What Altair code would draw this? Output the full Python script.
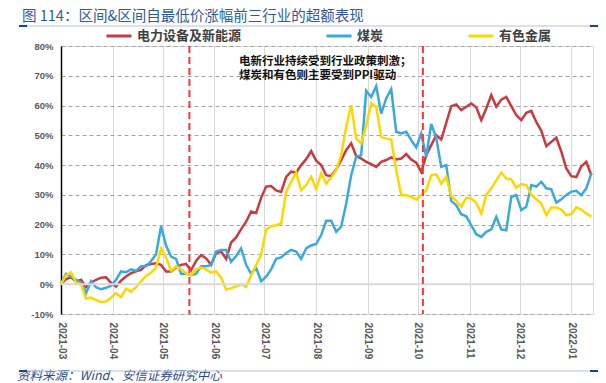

★ ★ ★

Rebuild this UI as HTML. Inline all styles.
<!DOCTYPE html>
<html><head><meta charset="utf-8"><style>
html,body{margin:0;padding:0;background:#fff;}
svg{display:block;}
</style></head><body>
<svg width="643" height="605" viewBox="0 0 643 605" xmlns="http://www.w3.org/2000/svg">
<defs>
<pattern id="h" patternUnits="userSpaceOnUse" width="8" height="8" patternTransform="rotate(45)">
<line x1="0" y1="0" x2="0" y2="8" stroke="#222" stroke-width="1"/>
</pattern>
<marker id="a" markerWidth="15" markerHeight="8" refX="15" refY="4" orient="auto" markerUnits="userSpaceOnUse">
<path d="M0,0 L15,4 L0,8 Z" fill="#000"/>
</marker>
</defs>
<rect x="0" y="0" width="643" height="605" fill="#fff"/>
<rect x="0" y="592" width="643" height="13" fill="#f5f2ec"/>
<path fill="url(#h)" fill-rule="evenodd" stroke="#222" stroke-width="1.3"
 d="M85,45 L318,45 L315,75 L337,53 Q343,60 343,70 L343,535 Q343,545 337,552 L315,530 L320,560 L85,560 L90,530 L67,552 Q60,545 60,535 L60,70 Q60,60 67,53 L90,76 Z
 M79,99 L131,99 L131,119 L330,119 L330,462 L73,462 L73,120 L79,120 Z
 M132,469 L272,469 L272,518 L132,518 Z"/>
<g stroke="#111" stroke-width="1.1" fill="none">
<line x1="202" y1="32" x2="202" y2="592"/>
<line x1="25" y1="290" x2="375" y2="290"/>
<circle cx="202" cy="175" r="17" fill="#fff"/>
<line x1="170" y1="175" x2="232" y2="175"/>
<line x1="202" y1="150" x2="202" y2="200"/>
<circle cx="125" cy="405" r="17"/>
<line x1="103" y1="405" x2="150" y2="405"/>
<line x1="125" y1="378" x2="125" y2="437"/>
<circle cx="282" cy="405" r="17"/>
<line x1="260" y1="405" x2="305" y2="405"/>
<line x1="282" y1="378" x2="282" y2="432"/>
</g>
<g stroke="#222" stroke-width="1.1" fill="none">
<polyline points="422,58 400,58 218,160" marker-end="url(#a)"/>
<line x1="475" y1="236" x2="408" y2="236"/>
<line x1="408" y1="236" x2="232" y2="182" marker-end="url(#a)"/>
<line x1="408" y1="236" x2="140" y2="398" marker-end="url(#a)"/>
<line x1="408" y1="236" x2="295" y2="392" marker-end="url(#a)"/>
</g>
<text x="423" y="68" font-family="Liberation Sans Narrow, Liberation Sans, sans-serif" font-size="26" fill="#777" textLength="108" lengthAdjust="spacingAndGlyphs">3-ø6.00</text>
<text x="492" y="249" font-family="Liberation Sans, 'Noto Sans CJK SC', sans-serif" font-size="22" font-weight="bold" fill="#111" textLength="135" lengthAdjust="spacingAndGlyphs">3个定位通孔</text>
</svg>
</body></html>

★ ★ ★

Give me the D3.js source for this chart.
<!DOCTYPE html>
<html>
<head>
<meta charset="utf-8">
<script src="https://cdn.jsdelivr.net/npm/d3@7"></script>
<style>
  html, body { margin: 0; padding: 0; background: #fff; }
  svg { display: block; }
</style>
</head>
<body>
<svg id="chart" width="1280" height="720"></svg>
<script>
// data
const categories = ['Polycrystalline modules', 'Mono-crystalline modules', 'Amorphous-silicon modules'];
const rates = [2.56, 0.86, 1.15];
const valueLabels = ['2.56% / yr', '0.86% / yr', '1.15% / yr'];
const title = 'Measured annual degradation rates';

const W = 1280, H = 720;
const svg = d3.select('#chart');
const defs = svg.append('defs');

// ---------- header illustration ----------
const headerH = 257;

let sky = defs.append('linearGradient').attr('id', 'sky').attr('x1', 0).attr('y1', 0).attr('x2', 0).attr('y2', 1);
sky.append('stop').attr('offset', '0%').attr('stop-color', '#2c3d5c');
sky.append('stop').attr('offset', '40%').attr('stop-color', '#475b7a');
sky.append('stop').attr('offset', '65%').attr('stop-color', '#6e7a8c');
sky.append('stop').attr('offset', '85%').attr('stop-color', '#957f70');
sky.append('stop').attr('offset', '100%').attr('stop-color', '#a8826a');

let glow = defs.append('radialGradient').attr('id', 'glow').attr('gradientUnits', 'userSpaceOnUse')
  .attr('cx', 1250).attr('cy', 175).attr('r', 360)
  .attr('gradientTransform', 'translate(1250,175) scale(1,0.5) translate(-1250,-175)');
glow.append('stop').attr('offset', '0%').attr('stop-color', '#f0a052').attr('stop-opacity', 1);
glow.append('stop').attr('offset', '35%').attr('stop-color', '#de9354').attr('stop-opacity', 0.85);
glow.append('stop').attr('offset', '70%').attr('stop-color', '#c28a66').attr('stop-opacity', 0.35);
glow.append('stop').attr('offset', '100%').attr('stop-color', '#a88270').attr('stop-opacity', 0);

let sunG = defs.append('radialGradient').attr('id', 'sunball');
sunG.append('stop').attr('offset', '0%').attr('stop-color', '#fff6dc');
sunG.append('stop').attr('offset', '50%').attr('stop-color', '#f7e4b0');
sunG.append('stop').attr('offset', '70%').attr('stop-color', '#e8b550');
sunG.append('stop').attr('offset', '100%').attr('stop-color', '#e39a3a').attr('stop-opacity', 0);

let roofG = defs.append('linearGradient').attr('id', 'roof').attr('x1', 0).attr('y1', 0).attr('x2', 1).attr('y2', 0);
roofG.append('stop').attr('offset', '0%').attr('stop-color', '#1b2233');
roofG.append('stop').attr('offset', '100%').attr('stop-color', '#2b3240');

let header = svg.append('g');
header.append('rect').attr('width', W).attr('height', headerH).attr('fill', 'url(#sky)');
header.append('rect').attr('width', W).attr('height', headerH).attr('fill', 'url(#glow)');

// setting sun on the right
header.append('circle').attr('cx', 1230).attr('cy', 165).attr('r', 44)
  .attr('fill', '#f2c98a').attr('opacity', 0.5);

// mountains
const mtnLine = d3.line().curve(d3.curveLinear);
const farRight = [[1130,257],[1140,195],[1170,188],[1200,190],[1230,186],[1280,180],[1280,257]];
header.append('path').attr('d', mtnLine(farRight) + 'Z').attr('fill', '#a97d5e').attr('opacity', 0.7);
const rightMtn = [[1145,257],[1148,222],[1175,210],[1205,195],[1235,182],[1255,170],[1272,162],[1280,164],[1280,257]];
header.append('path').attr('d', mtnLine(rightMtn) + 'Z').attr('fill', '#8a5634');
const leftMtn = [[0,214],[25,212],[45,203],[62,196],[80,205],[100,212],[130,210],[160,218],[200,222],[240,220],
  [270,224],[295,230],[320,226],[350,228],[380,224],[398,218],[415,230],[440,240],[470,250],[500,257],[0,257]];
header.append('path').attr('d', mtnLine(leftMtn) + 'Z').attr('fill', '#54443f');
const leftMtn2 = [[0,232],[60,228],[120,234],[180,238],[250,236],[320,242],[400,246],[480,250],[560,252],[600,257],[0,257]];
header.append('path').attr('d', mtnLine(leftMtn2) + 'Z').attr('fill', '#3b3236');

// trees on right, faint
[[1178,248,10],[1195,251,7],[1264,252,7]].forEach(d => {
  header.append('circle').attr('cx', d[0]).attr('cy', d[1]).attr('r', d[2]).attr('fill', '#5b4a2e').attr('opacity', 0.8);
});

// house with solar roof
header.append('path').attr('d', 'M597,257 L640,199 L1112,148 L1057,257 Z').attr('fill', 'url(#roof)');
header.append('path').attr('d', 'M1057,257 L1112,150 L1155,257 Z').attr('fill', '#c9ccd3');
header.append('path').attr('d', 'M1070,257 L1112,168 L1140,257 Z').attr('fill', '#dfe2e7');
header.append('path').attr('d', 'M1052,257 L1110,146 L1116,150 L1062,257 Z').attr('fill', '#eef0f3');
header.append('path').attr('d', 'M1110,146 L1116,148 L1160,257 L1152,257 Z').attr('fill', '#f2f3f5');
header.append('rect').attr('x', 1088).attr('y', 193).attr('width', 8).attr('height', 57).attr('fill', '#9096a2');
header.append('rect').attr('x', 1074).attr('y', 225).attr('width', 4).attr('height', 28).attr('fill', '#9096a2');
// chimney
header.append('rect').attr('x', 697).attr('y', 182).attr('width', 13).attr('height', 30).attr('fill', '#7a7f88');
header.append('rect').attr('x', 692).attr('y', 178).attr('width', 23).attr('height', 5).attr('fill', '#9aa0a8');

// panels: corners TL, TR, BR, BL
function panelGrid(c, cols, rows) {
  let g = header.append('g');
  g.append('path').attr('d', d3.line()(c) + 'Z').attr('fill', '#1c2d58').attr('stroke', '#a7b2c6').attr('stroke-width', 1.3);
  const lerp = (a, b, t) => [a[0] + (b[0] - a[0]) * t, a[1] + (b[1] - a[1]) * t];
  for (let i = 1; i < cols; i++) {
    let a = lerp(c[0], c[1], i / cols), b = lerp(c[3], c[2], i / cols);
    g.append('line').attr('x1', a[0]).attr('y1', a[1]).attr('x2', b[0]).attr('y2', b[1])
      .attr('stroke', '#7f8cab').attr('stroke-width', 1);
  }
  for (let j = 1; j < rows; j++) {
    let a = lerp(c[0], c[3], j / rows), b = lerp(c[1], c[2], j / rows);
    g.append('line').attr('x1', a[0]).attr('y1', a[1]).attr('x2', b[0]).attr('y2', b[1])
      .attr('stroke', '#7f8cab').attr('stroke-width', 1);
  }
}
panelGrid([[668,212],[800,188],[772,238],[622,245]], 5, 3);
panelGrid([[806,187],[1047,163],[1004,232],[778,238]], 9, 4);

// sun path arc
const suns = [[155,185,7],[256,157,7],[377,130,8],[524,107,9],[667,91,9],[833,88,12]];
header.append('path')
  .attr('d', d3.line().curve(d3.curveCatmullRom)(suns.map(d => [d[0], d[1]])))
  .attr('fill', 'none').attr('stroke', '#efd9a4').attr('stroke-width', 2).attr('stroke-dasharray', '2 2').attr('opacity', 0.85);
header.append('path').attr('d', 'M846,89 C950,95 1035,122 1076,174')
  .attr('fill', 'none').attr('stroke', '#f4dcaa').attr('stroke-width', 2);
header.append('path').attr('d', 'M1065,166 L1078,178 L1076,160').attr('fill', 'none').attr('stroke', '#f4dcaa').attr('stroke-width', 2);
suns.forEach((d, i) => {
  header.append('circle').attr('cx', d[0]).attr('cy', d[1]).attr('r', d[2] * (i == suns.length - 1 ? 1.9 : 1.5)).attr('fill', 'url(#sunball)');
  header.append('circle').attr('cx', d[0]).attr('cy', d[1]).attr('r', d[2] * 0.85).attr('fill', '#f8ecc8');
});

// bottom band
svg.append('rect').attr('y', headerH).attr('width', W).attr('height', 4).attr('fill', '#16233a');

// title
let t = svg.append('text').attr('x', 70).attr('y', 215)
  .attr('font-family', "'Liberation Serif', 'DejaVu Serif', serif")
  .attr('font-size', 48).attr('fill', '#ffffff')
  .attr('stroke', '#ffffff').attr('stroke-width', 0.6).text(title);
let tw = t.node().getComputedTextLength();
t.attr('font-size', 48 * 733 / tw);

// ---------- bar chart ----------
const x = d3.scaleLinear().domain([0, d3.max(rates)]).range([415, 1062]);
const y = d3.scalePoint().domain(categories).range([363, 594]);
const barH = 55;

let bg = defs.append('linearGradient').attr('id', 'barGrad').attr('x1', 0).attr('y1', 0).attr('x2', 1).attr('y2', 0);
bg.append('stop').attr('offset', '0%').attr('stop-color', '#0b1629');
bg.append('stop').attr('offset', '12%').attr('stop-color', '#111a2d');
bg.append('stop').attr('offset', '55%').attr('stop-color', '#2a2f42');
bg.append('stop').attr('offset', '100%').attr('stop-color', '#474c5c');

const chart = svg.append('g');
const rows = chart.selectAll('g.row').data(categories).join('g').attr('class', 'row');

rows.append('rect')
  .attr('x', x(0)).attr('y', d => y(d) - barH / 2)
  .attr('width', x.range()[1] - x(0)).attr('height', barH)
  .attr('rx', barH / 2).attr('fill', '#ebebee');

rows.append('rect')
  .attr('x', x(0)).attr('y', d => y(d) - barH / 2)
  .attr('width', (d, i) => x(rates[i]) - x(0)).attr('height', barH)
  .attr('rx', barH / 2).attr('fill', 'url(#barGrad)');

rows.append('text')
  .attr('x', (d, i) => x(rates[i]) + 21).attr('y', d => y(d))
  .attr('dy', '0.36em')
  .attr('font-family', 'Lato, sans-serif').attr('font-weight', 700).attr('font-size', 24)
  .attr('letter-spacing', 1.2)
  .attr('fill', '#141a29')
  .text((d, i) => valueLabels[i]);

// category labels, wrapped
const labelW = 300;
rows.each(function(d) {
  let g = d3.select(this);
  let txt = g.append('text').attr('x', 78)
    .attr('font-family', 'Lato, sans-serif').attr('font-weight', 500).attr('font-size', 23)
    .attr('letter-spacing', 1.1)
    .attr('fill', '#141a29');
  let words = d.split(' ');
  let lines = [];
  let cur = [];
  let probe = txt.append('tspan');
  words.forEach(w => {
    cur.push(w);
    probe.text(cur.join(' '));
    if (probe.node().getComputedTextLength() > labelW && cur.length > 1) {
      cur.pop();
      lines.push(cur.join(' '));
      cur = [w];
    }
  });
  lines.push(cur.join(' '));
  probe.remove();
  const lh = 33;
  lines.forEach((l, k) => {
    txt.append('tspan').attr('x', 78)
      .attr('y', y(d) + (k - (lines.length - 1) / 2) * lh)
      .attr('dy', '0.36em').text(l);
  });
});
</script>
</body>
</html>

★ ★ ★

▸ WRITTEN PROBLEM
Provide only the number of lines in the records containing the string "script".

▸ SOLUTION FOR THIS PROBLEM
4